Canon PowerShot A2200
You won't find much on the site that was taken with this camera — the point-and-shoot is no friend of the gadget photographer. Still, it's useful to have something between a basic phone camera and a DSLR, and there are times when a giant camera isn't the best thing to be carrying around. The pictures it takes aren't amazing, but I genuinely love the sleek, pocket-sized shape. Every time I hold it, I remember the three-inch-thick point-and-shoot I used at the turn of the century, with its 16MB memory card, and think: I'm living in the future.
Basic maintenance items
I keep the basics with me at all times: a glasses case, some Claritin for my persistent city-related allergies, and a cloth and alcohol solution for wiping down both spectacles and electronics. The only really unusual thing here is an adapter to turn my three-pronged laptop charger into something that will fit in a two-pronged outlet. Besides being useful in a few older buildings, it's actually required for my international socket adapter.
Random promotional flash drives from retail bins somehow stick around after every nice drive I buy has been lost. This one isn't big enough to hold more than a few photos or videos, but you can't always rely on a network to transfer files. If I can, I also keep a larger one around for the odd Linux reinstall.
Notebook and pens
Notebooks are key, and not just for the inevitable moment when your batteries run out or you're stuck somewhere that doesn't allow electronics. The real beauty of them is that they give you total freedom to experiment with text and placement without the guiding hand of software. Want to make up your own shorthand or diagram a language that's spoken in two voices simultaneously? Go ahead! This particular notebook, pilfered from the National Institutes of Health, is also my nerd autograph book — I've got Cory Doctorow's signature and a sketch of The One Electronic from Evan Dahm's amazing surrealist comic Rice Boy.
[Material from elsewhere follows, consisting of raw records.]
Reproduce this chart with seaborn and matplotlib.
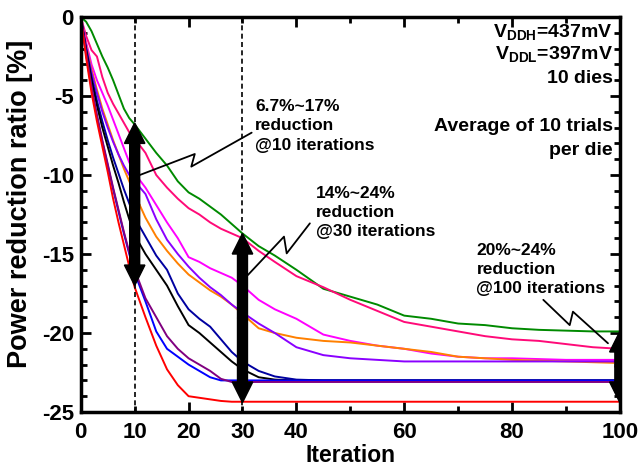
import numpy as np
import pandas as pd
import matplotlib
matplotlib.use("Agg")
import matplotlib.pyplot as plt
import seaborn as sns
from matplotlib.ticker import MultipleLocator, FixedLocator, FixedFormatter

iters = [0, 1, 2, 3, 4, 5, 6, 7, 8, 9, 10, 12, 14, 16, 18, 20, 22, 24, 26, 28, 30,
         33, 36, 40, 45, 50, 55, 60, 65, 70, 75, 80, 85, 90, 95, 100]

die_green = [0, -0.3, -0.9, -1.7, -2.5, -3.2, -4.0, -4.9, -5.8, -6.4, -6.8, -7.7, -8.6, -9.4, -10.4, -11.1,
             -11.5, -12.0, -12.5, -13.1, -13.7, -14.5, -15.1, -16.0, -17.2, -17.7, -18.2, -18.9, -19.1,
             -19.4, -19.5, -19.7, -19.8, -19.85, -19.9, -19.9]
die_pink = [0, -1.2, -2.1, -2.5, -3.8, -4.8, -5.5, -6.1, -6.7, -7.3, -7.7, -8.6, -10.0, -10.8, -11.5, -12.1,
            -12.5, -13.0, -13.4, -13.7, -14.0, -14.8, -15.5, -16.4, -17.1, -17.9, -18.6, -19.3, -19.6,
            -19.9, -20.2, -20.4, -20.5, -20.7, -20.9, -21.0]
die_magenta = [0, -1.6, -3.0, -4.0, -4.8, -5.6, -6.5, -7.4, -8.3, -9.2, -9.9, -10.8, -11.9, -13.0, -14.0,
               -15.2, -15.5, -15.9, -16.2, -16.5, -17.0, -17.9, -18.5, -19.1, -20.1, -20.5, -20.8, -21.0,
               -21.3, -21.5, -21.6, -21.6, -21.65, -21.7, -21.7, -21.7]
die_orange = [0, -1.8, -3.3, -4.6, -5.8, -6.8, -7.8, -8.7, -9.6, -10.4, -11.2, -12.7, -13.9, -14.8, -15.6,
              -16.3, -16.8, -17.3, -17.7, -18.2, -18.8, -19.7, -20.0, -20.3, -20.5, -20.6, -20.8, -21.0,
              -21.2, -21.5, -21.6, -21.7, -21.75, -21.8, -21.85, -21.9]
die_violet = [0, -1.9, -3.5, -4.8, -6.0, -7.0, -7.9, -8.7, -9.4, -10.0, -10.4, -11.2, -12.8, -14.1, -15.0,
              -15.8, -16.5, -17.1, -17.6, -18.2, -18.7, -19.4, -20.0, -20.9, -21.4, -21.6, -21.7, -21.8,
              -21.8, -21.8, -21.8, -21.8, -21.8, -21.8, -21.8, -21.8]
die_navy = [0, -2.0, -3.8, -5.3, -6.6, -7.8, -8.9, -9.9, -10.9, -11.8, -12.7, -13.9, -15.1, -16.0, -17.5,
            -18.5, -19.1, -19.6, -20.4, -21.2, -21.8, -22.4, -22.75, -22.95, -23.0, -23.0, -23.0, -23.0,
            -23.0, -23.0, -23.0, -23.0, -23.0, -23.0, -23.0, -23.0]
die_black = [0, -2.1, -4.0, -5.6, -7.0, -8.2, -9.4, -10.5, -11.7, -12.8, -13.8, -15.0, -16.0, -17.0, -18.3,
             -19.5, -20.0, -20.6, -21.2, -21.8, -22.3, -22.8, -22.95, -23.0, -23.0, -23.0, -23.0, -23.0,
             -23.0, -23.0, -23.0, -23.0, -23.0, -23.0, -23.0, -23.0]
die_blue = [0, -2.4, -4.5, -6.3, -7.9, -9.4, -10.9, -12.3, -13.7, -15.0, -16.2, -18.0, -19.9, -21.0, -21.5,
            -22.0, -22.4, -22.8, -23.0, -23.0, -23.0, -23.0, -23.0, -23.0, -23.0, -23.0, -23.0, -23.0,
            -23.0, -23.0, -23.0, -23.0, -23.0, -23.0, -23.0, -23.0]
die_purple = [0, -2.3, -4.4, -6.2, -7.8, -9.3, -10.8, -12.2, -13.6, -14.9, -16.0, -17.8, -19.0, -20.2, -21.0,
              -21.6, -22.0, -22.4, -22.9, -23.1, -23.1, -23.1, -23.1, -23.1, -23.1, -23.1, -23.1, -23.1,
              -23.1, -23.1, -23.1, -23.1, -23.1, -23.1, -23.1, -23.1]
die_red = [0, -2.6, -4.8, -6.6, -8.2, -9.8, -11.5, -13.0, -14.4, -15.8, -17.1, -19.0, -20.8, -22.3, -23.3,
           -24.0, -24.1, -24.2, -24.3, -24.35, -24.35, -24.35, -24.35, -24.35, -24.35, -24.35, -24.35,
           -24.35, -24.35, -24.35, -24.35, -24.35, -24.35, -24.35, -24.35, -24.35]

dies = {"green": die_green, "pink": die_pink, "magenta": die_magenta, "orange": die_orange,
        "violet": die_violet, "navy": die_navy, "black": die_black, "blue": die_blue,
        "purple": die_purple, "red": die_red}
palette = {"green": "#008a00", "pink": "#ff0a78", "magenta": "#ff00ff", "orange": "#ff8000",
           "violet": "#8a00ff", "navy": "#0000a0", "black": "#000000", "blue": "#0000ff",
           "purple": "#800080", "red": "#ff0000"}

# reduction ranges marked with arrows: (iteration, smallest, largest)
ranges = [(10, -6.7, -17.0), (30, -13.7, -24.4), (100, -19.9, -24.4)]
range_labels = ["6.7%~17%\nreduction\n@10 iterations",
                "14%~24%\nreduction\n@30 iterations",
                "20%~24%\nreduction\n@100 iterations"]

rows = []
for name, vals in dies.items():
    for it, v in zip(iters, vals):
        rows.append((name, it, v))
df = pd.DataFrame(rows, columns=["die", "Iteration", "ratio"])

sns.set_style("ticks")
plt.rcParams["font.family"] = ["Liberation Sans", "DejaVu Sans"]
plt.rcParams["font.weight"] = "bold"
plt.rcParams["axes.unicode_minus"] = False
plt.rcParams["mathtext.fontset"] = "custom"
plt.rcParams["mathtext.rm"] = "Liberation Sans:bold"
plt.rcParams["mathtext.bf"] = "Liberation Sans:bold"
for key in ("text.color", "axes.labelcolor", "xtick.color", "ytick.color", "axes.edgecolor"):
    plt.rcParams[key] = "black"

fig = plt.figure(figsize=(6.41, 4.70), dpi=100)
ax = fig.add_axes([0.126, 0.1234, 0.841, 0.8404])

sns.lineplot(data=df, x="Iteration", y="ratio", hue="die", palette=palette,
             linewidth=1.4, legend=False, ax=ax)

ax.set_xlim(0, 100)
ax.set_ylim(-25, 0)

# dashed guides
for x in (10, 30):
    ax.plot([x, x], [0, -25], color="k", ls="--", lw=1.2, dashes=(3, 2))

# thick double arrows
for (x, top, bot) in ranges:
    mid = (top + bot) / 2
    for end in (top, bot):
        ax.arrow(x, mid, 0, end - mid, width=1.85, head_width=3.8, head_length=1.3,
                 length_includes_head=True, color="k", zorder=5)

# zigzag leader lines
zz = [([31.7, 20.5, 21.15, 10.95], [-7.32, -9.47, -8.67, -10.0]),
      ([42.5, 38.2, 37.7, 31.0], [-13.06, -14.96, -13.9, -16.33]),
      ([85.8, 90.7, 91.3, 97.8], [-17.9, -19.5, -18.65, -20.65])]
for xs, ys in zz:
    ax.plot(xs, ys, color="k", lw=1.3, zorder=6)

txt_pos = [(32.3, -5.2), (43.6, -10.7), (73.4, -14.3)]
for (tx, ty), lab in zip(txt_pos, range_labels):
    ax.text(tx, ty, lab, ha="left", va="top", fontsize=12.5, fontweight="bold", linespacing=1.35)

info = [(-1.0, r"V$_{\mathbf{DDH}}$=437mV"), (-2.4, r"V$_{\mathbf{DDL}}$=397mV"),
        (-3.92, "10 dies"), (-6.96, "Average of 10 trials"), (-8.42, "per die")]
for ty, lab in info:
    ax.text(98.7, ty, lab, ha="right", va="center", fontsize=14, fontweight="bold")

ax.set_xlabel("Iteration", fontsize=16.5, fontweight="bold")
ax.set_ylabel("Power reduction ratio [%]", fontsize=19.5, fontweight="bold")
ax.xaxis.set_label_coords(0.5, -0.082)
ax.yaxis.set_label_coords(-0.089, 0.527)

ax.xaxis.set_major_locator(FixedLocator([0, 20, 40, 60, 80, 100]))
ax.xaxis.set_minor_locator(FixedLocator([10, 30, 50, 70, 90]))
ax.xaxis.set_minor_formatter(FixedFormatter(["10", "30", "", "", ""]))
ax.yaxis.set_major_locator(MultipleLocator(5))
ax.yaxis.set_minor_locator(MultipleLocator(1))

ax.tick_params(which="both", direction="in", top=True, right=True, width=2, labelsize=16)
ax.tick_params(which="major", length=7)
ax.tick_params(which="minor", length=4)
ax.tick_params(axis="x", which="both", pad=7)
ax.tick_params(axis="y", which="major", pad=5)
for lab in ax.get_xticklabels(which="both") + ax.get_yticklabels():
    lab.set_fontweight("bold")
for s in ax.spines.values():
    s.set_linewidth(2.5)
    s.set_color("black")

fig.savefig("out.png", dpi=100)
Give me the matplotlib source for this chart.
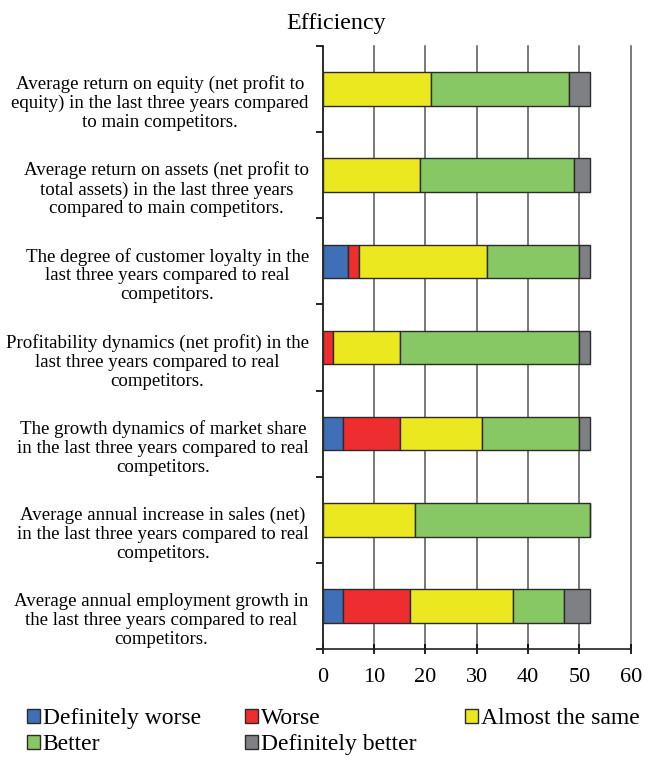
import numpy as np
import matplotlib
matplotlib.use("Agg")
import matplotlib.pyplot as plt

plt.rcParams["font.family"] = ["Liberation Serif", "DejaVu Serif"]

categories = [
    "Average return on equity (net profit to\nequity) in the last three years compared\nto main competitors.",
    "Average return on assets (net profit to\ntotal assets) in the last three years\ncompared to main competitors.",
    "The degree of customer loyalty in the\nlast three years compared to real\ncompetitors.",
    "Profitability dynamics (net profit) in the\nlast three years compared to real\ncompetitors.",
    "The growth dynamics of market share\nin the last three years compared to real\ncompetitors.",
    "Average annual increase in sales (net)\nin the last three years compared to real\ncompetitors.",
    "Average annual employment growth in\nthe last three years compared to real\ncompetitors.",
]

definitely_worse = [0, 0, 5, 0, 4, 0, 4]
worse = [0, 0, 2, 2, 11, 0, 13]
almost_same = [21, 19, 25, 13, 16, 18, 20]
better = [27, 30, 18, 35, 19, 34, 10]
definitely_better = [4, 3, 2, 2, 2, 0, 5]

series = [
    ("Definitely worse", definitely_worse, "#3f6fb6"),
    ("Worse", worse, "#ee2e2e"),
    ("Almost the same", almost_same, "#ece81f"),
    ("Better", better, "#87c864"),
    ("Definitely better", definitely_better, "#7f8085"),
]

fig = plt.figure(figsize=(6.45, 7.57), dpi=100)
ax = fig.add_axes([0.5003, 0.1427, 0.4777, 0.7965])

y = np.arange(len(categories))
left = np.zeros(len(categories))
bars = {}
for name, vals, col in series:
    vals = np.array(vals, dtype=float)
    bars[name] = ax.barh(y, vals, left=left, height=0.39, color=col,
                         edgecolor="#2b2b2b", linewidth=1.0, label=name,
                         zorder=3)
    left += vals

ax.set_xlim(0, 60)
ax.set_ylim(len(categories) - 0.5, -0.5)
ax.set_xticks(np.arange(0, 61, 10))
ax.tick_params(axis="x", direction="inout", length=7, width=1.2,
               labelsize=16, pad=10)
ax.grid(axis="x", color="#555555", linewidth=1.1, zorder=0)
for gl in ax.get_xgridlines():
    gl.set_clip_on(False)

# boundaries between categories get the ticks, labels sit a bit below centre
ax.set_yticks(np.arange(-0.5, len(categories), 1.0))
ax.set_yticklabels([])
ax.tick_params(axis="y", which="major", direction="out", length=5, width=1.2)
ax.set_yticks(y + 0.13, minor=True)
ax.set_yticklabels(categories, minor=True, fontsize=13.6, ha="right",
                   multialignment="center", linespacing=1.15)
ax.tick_params(axis="y", which="minor", length=0, pad=10)

for s in ["top", "right"]:
    ax.spines[s].set_visible(False)
for s in ["left", "bottom"]:
    ax.spines[s].set_linewidth(1.2)
    ax.spines[s].set_color("#222222")

fig.text(336 / 645, 1 - 29 / 757, "Efficiency", ha="center", va="baseline",
         fontsize=17.3)

# legend: three columns placed like the original (row-wise order)
columns = [
    (27, ["Definitely worse", "Better"]),
    (245, ["Worse", "Definitely better"]),
    (465, ["Almost the same"]),
]
for xpix, names in columns:
    leg = fig.legend([bars[n] for n in names], names, loc="upper left",
                     bbox_to_anchor=(xpix / 645, 1 - 708 / 757),
                     frameon=False, fontsize=17, handlelength=0.55,
                     handleheight=0.55, handletextpad=0.12,
                     labelspacing=0.22, borderaxespad=0, borderpad=0)

fig.savefig("out.png", dpi=100)
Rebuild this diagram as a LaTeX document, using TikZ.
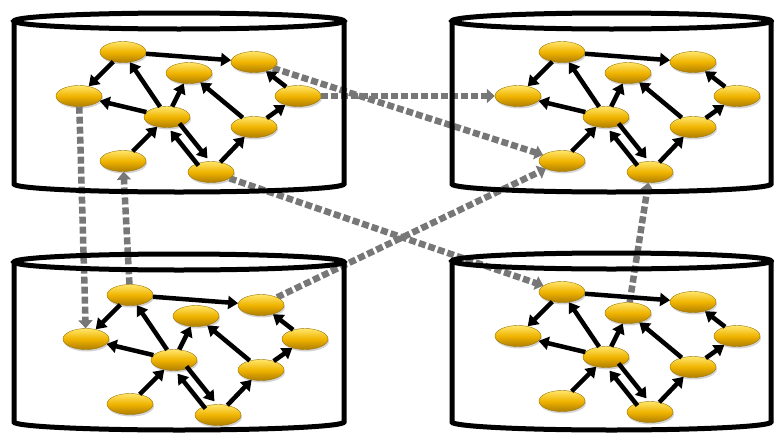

Bruce Sterling's Distraction
Of course, batteries do run out, so a paper book is my failsafe for entertainment. This is the third time I've tried to read Distraction, and I still haven't finished it. In many ways, it's an amazing work — not only is it a rare non-utopic version of a post-scarcity economy, it's a blueprint for a future where massive inequality, lack of economic opportunity, and the complete collapse of consumerism basically equal awesome techno-nomadism. That said, I find Sterling's longer work a little difficult to read, so I may not manage it this time either.
Besides everything above, there are a few items that don't serve much of any purpose. I never really learned how to use makeup, but I usually carry at least one tube of something that will amplify a facial feature. Sometimes it's my heavy-duty Japanese mascara; today, it's bright red lipstick. I've also got a glass bauble that I think wards off demons, which makes it about as practical as the 400 Chinese yuan that I still have with me almost a year after my last trip.